## Begin Source excerpt

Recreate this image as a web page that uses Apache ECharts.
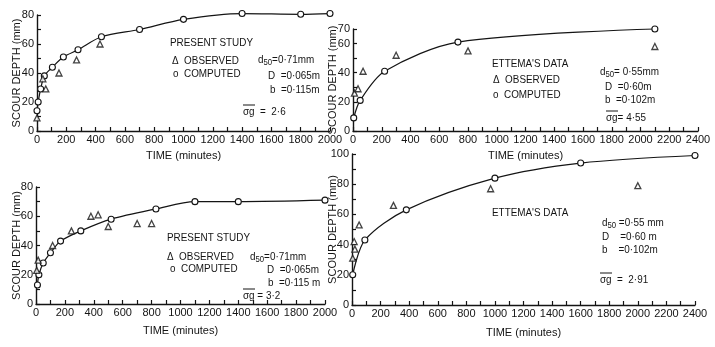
<!DOCTYPE html>
<html>
<head>
<meta charset="utf-8">
<script src="https://cdn.jsdelivr.net/npm/echarts@6/dist/echarts.min.js"></script>
<style>
html,body{margin:0;padding:0;background:#fff;}
#c{width:715px;height:347px;}
</style>
</head>
<body>
<div id="c"></div>
<script>
// ---- Data ----
// Panel 1: Present study, sigma_g = 2.6
const p1Time    = [0, 8, 25, 50, 105, 180, 280, 440, 700, 1000, 1400, 1800, 2000];
const p1Comp    = [14, 20, 29, 38, 44, 51, 56, 65, 70, 77, 81, 80.5, 81];
const p1ObsTime = [0, 40, 60, 150, 270, 430];
const p1Obs     = [9, 36, 29, 40, 49, 60];
// Panel 2: Ettema's data, sigma_g = 4.55
const p2Time    = [5, 50, 220, 730, 2100];
const p2Comp    = [9, 21, 41, 61, 70];
const p2ObsTime = [10, 35, 70, 300, 800, 2100];
const p2Obs     = [26, 29, 41, 52, 55, 58];
// Panel 3: Present study, sigma_g = 3.2
const p3Time    = [10, 20, 50, 100, 170, 310, 520, 830, 1100, 1400, 2000];
const p3Comp    = [13, 20, 28, 35, 43, 50, 58, 65, 70, 70, 71];
const p3ObsTime = [5, 15, 115, 245, 380, 430, 500, 700, 800];
const p3Obs     = [23, 30, 40, 50, 60, 61, 53, 55, 55];
// Panel 4: Ettema's data, sigma_g = 2.91
const p4Time    = [5, 90, 380, 1000, 1600, 2400];
const p4Comp    = [20, 43, 63, 84, 94, 99];
const p4ObsTime = [5, 15, 20, 50, 290, 970, 2000];
const p4Obs     = [31, 42, 37, 53, 66, 77, 79];

// Tick labels
const xLabels2000 = [0, 200, 400, 600, 800, 1000, 1200, 1400, 1600, 1800, 2000];
const xLabels2400 = [0, 200, 400, 600, 800, 1000, 1200, 1400, 1600, 1800, 2000, 2200, 2400];
const yLabels80  = [0, 20, 40, 60, 80];
const yLabels70  = [0, 20, 40, 60, 70];
const yLabels100 = [0, 20, 40, 60, 80, 100];

const FONT = 'Liberation Sans';
const INK = '#141414';
const SX = 0.86;

function zip(a, b) { return a.map((v, i) => [v, b[i]]); }

function xAxis(gi, max, labels, gap) {
  return {
    type: 'value', gridIndex: gi, min: 0, max: max, interval: 100,
    axisLine: { show: true, onZero: false, lineStyle: { color: INK, width: 1.4 } },
    axisTick: { show: true, inside: true, length: 4, lineStyle: { color: INK, width: 1.2 } },
    splitLine: { show: false },
    axisLabel: {
      color: INK, fontSize: 11, fontFamily: FONT, margin: 3,
      formatter: v => labels.includes(v) ? String(v) : ''
    },
    name: 'TIME (minutes)', nameLocation: 'middle', nameGap: gap, nameMoveOverlap: false,
    nameTextStyle: { color: INK, fontSize: 11, fontFamily: FONT }
  };
}
function yAxis(gi, max, labels, gap) {
  return {
    type: 'value', gridIndex: gi, min: 0, max: max, interval: 10,
    axisLine: { show: true, onZero: false, lineStyle: { color: INK, width: 1.4 } },
    axisTick: { show: true, inside: true, length: 4, lineStyle: { color: INK, width: 1.2 } },
    splitLine: { show: false },
    axisLabel: {
      color: INK, fontSize: 11, fontFamily: FONT, margin: 3,
      formatter: v => labels.includes(v) ? String(v) : ''
    },
    name: 'SCOUR DEPTH (mm)', nameLocation: 'middle', nameGap: gap, nameMoveOverlap: false,
    nameTextStyle: { color: INK, fontSize: 11, fontFamily: FONT }
  };
}
function compSeries(i, t, v) {
  return {
    type: 'line', xAxisIndex: i, yAxisIndex: i, data: zip(t, v),
    smooth: 0.3, clip: false,
    symbol: 'circle', symbolSize: 6, showAllSymbol: true,
    itemStyle: { color: '#fff', borderColor: INK, borderWidth: 1.1 },
    lineStyle: { color: INK, width: 1.2 }, z: 3, silent: true
  };
}
function obsSeries(i, t, v) {
  return {
    type: 'scatter', xAxisIndex: i, yAxisIndex: i, data: zip(t, v),
    symbol: 'triangle', symbolSize: 6, clip: false,
    itemStyle: { color: '#fff', borderColor: INK, borderWidth: 1.3 }, z: 4, silent: true
  };
}

function txt(x, y, text) {
  return { type: 'text', x: x, y: y, scaleX: SX, silent: true,
    style: { text: text, fill: INK, font: '11.5px "' + FONT + '"', textVerticalAlign: 'middle' } };
}
function rtxt(x, y, parts) {
  return { type: 'text', x: x, y: y, scaleX: SX, silent: true,
    style: { text: parts, fill: INK, font: '11.5px "' + FONT + '"', textVerticalAlign: 'middle',
      rich: { s: { fontSize: 9, fontFamily: FONT, fill: INK, verticalAlign: 'bottom', padding: [6, 0, 0, 0] },
              n: { fontSize: 11.5, fontFamily: FONT, fill: INK } } } };
}
function bar(x, y, w) {
  return { type: 'line', silent: true, shape: { x1: x, y1: y, x2: x + w, y2: y }, style: { stroke: INK, lineWidth: 1 } };
}

const graphics = [
  // Panel 1
  txt(170, 43, 'PRESENT STUDY'),
  txt(172, 61, 'Δ  OBSERVED'),
  txt(173, 74, 'o  COMPUTED'),
  rtxt(258, 60, '{n|d}{s|50}{n|=0·71mm}'),
  txt(268, 76, 'D  =0·065m'),
  txt(270, 90, 'b  =0·115m'),
  txt(243, 112, 'σg  =  2·6'), bar(243, 105, 12),
  // Panel 2
  txt(492, 64, 'ETTEMA\'S DATA'),
  txt(493, 80, 'Δ  OBSERVED'),
  txt(493, 95, 'o  COMPUTED'),
  rtxt(600, 72, '{n|d}{s|50}{n|= 0·55mm}'),
  txt(605, 87, 'D  =0·60m'),
  txt(605, 100, 'b  =0·102m'),
  txt(606, 118, 'σg= 4·55'), bar(606, 111, 12),
  // Panel 3
  txt(167, 238, 'PRESENT STUDY'),
  txt(167, 257, 'Δ  OBSERVED'),
  txt(170, 269, 'o  COMPUTED'),
  rtxt(250, 257, '{n|d}{s|50}{n|=0·71mm}'),
  txt(267, 270, 'D  =0·065m'),
  txt(268, 283, 'b  =0·115 m'),
  txt(243, 296, 'σg = 3·2'), bar(243, 289, 12),
  // Panel 4
  txt(492, 213, 'ETTEMA\'S DATA'),
  rtxt(602, 223, '{n|d}{s|50}{n| =0·55 mm}'),
  txt(602, 237, 'D    =0·60 m'),
  txt(602, 250, 'b    =0·102m'),
  txt(600, 280, 'σg  =  2·91'), bar(600, 273, 12)
];

const option = {
  animation: false,
  backgroundColor: '#fff',
  grid: [
    { left: 37,  top: 15,  width: 293, height: 116 },
    { left: 353, top: 29,  width: 345, height: 102 },
    { left: 36,  top: 187, width: 289, height: 117 },
    { left: 352, top: 154, width: 343, height: 151 }
  ],
  xAxis: [
    xAxis(0, 2000, xLabels2000, 19),
    xAxis(1, 2400, xLabels2400, 19),
    xAxis(2, 2000, xLabels2000, 21),
    xAxis(3, 2400, xLabels2400, 22)
  ],
  yAxis: [
    yAxis(0, 80, yLabels80, 15),
    yAxis(1, 70, yLabels70, 14.5),
    yAxis(2, 80, yLabels80, 14),
    yAxis(3, 100, yLabels100, 14)
  ],
  series: [
    compSeries(0, p1Time, p1Comp), obsSeries(0, p1ObsTime, p1Obs),
    compSeries(1, p2Time, p2Comp), obsSeries(1, p2ObsTime, p2Obs),
    compSeries(2, p3Time, p3Comp), obsSeries(2, p3ObsTime, p3Obs),
    compSeries(3, p4Time, p4Comp), obsSeries(3, p4ObsTime, p4Obs)
  ],
  graphic: graphics
};

const chart = echarts.init(document.getElementById('c'), null, { renderer: 'canvas' });
chart.setOption(option);
</script>
</body>
</html>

## End Source excerpt

§ **Task to carry out**
The lines from the start of the data through the line that contains "function zip(a, b)" are to be returned exactly, please, with both ends included and every picture left out.

§ **Result of this exercise**
Recreate this image as a web page that uses Apache ECharts.
<!DOCTYPE html>
<html>
<head>
<meta charset="utf-8">
<script src="https://cdn.jsdelivr.net/npm/echarts@6/dist/echarts.min.js"></script>
<style>
html,body{margin:0;padding:0;background:#fff;}
#c{width:715px;height:347px;}
</style>
</head>
<body>
<div id="c"></div>
<script>
// ---- Data ----
// Panel 1: Present study, sigma_g = 2.6
const p1Time    = [0, 8, 25, 50, 105, 180, 280, 440, 700, 1000, 1400, 1800, 2000];
const p1Comp    = [14, 20, 29, 38, 44, 51, 56, 65, 70, 77, 81, 80.5, 81];
const p1ObsTime = [0, 40, 60, 150, 270, 430];
const p1Obs     = [9, 36, 29, 40, 49, 60];
// Panel 2: Ettema's data, sigma_g = 4.55
const p2Time    = [5, 50, 220, 730, 2100];
const p2Comp    = [9, 21, 41, 61, 70];
const p2ObsTime = [10, 35, 70, 300, 800, 2100];
const p2Obs     = [26, 29, 41, 52, 55, 58];
// Panel 3: Present study, sigma_g = 3.2
const p3Time    = [10, 20, 50, 100, 170, 310, 520, 830, 1100, 1400, 2000];
const p3Comp    = [13, 20, 28, 35, 43, 50, 58, 65, 70, 70, 71];
const p3ObsTime = [5, 15, 115, 245, 380, 430, 500, 700, 800];
const p3Obs     = [23, 30, 40, 50, 60, 61, 53, 55, 55];
// Panel 4: Ettema's data, sigma_g = 2.91
const p4Time    = [5, 90, 380, 1000, 1600, 2400];
const p4Comp    = [20, 43, 63, 84, 94, 99];
const p4ObsTime = [5, 15, 20, 50, 290, 970, 2000];
const p4Obs     = [31, 42, 37, 53, 66, 77, 79];

// Tick labels
const xLabels2000 = [0, 200, 400, 600, 800, 1000, 1200, 1400, 1600, 1800, 2000];
const xLabels2400 = [0, 200, 400, 600, 800, 1000, 1200, 1400, 1600, 1800, 2000, 2200, 2400];
const yLabels80  = [0, 20, 40, 60, 80];
const yLabels70  = [0, 20, 40, 60, 70];
const yLabels100 = [0, 20, 40, 60, 80, 100];

const FONT = 'Liberation Sans';
const INK = '#141414';
const SX = 0.86;

function zip(a, b) { return a.map((v, i) => [v, b[i]]); }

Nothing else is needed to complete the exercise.